Comme un malheur n’arrive jamais seul, Pierre Denys de La Ronde, dont la santé laisse à désirer depuis quelques années, tombe totalement aveugle en 1678. La responsabilité du poste de Percé échoit alors en totalité à son jeune fils de vingt ans, Simon. Ce dernier réussit malgré tout à consolider l’entreprise paternelle et à amener une quinzaine de personnes sur l’établissement. Le recrutement est lent, mais il réussit à augmenter le nombre de ses censitaires tant et si bien qu’en 1690 plus d’une trentaine de personnes demeurent en permanence dans la seigneurie de Percé. Cette année-là marque, malheureusement pour la famille Denys, un nouvel épisode de la rivalité qui oppose depuis longtemps la Nouvelle-France à la Nouvelle-Angleterre. Cette dernière planifie une attaque et une déportation de la colonie française. Son mandaté, l’amiral Phips, est précédé de quelques semaines par un corsaire qui détruit l’établissement de Percé de fond en comble et les autres postes français situés à l’embouchure du Saint-Laurent. 
 
Cet incident, sur lequel la famille Denys n’a aucun contrôle, met fin à sa première entreprise de pêche. En ce sens, il signifie pour Pierre Denys un échec, mais qui n’est pas total puisqu’il laisse quand même sur place un premier véritable noyau de pêcheurs gaspésiens.
 
 
Bibliographie :

Desjardins, Marc, Yves Frenette, Jules Bélanger et Bernard Hétu. Histoire de la Gaspésie. Québec, I.Q.R.C., 1999. 797 p., cartes, ill.
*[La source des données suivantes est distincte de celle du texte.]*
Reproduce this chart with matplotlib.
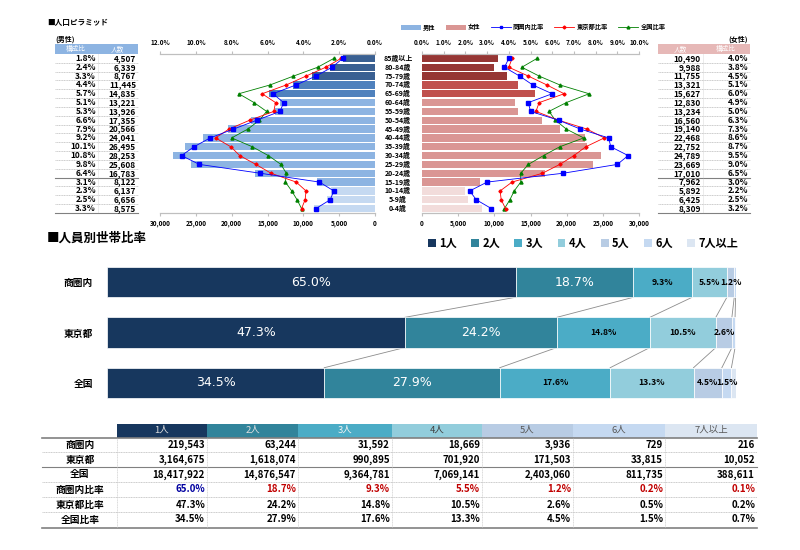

Hugolin, R. P. L'établissement des Récollets à l'Isle Percée 1673-1690. Québec, s. éd., 1912. 47 p.
Hugolin, R.P. Le père Joseph Denis, Premier Récollet canadien (1657-1736). Québec, Imprimerie Laflamme, 1926. 2 vol., ill.
Mimeault, Mario. La pêche à la morue en Nouvelle-France. Québec, Septentrion, 2017, p. 65-126.
Zoltvany, Yves-Z. « Pierre Denys de La Ronde », Dictionnaire biographique du Canada, vol. II, p. 185-186.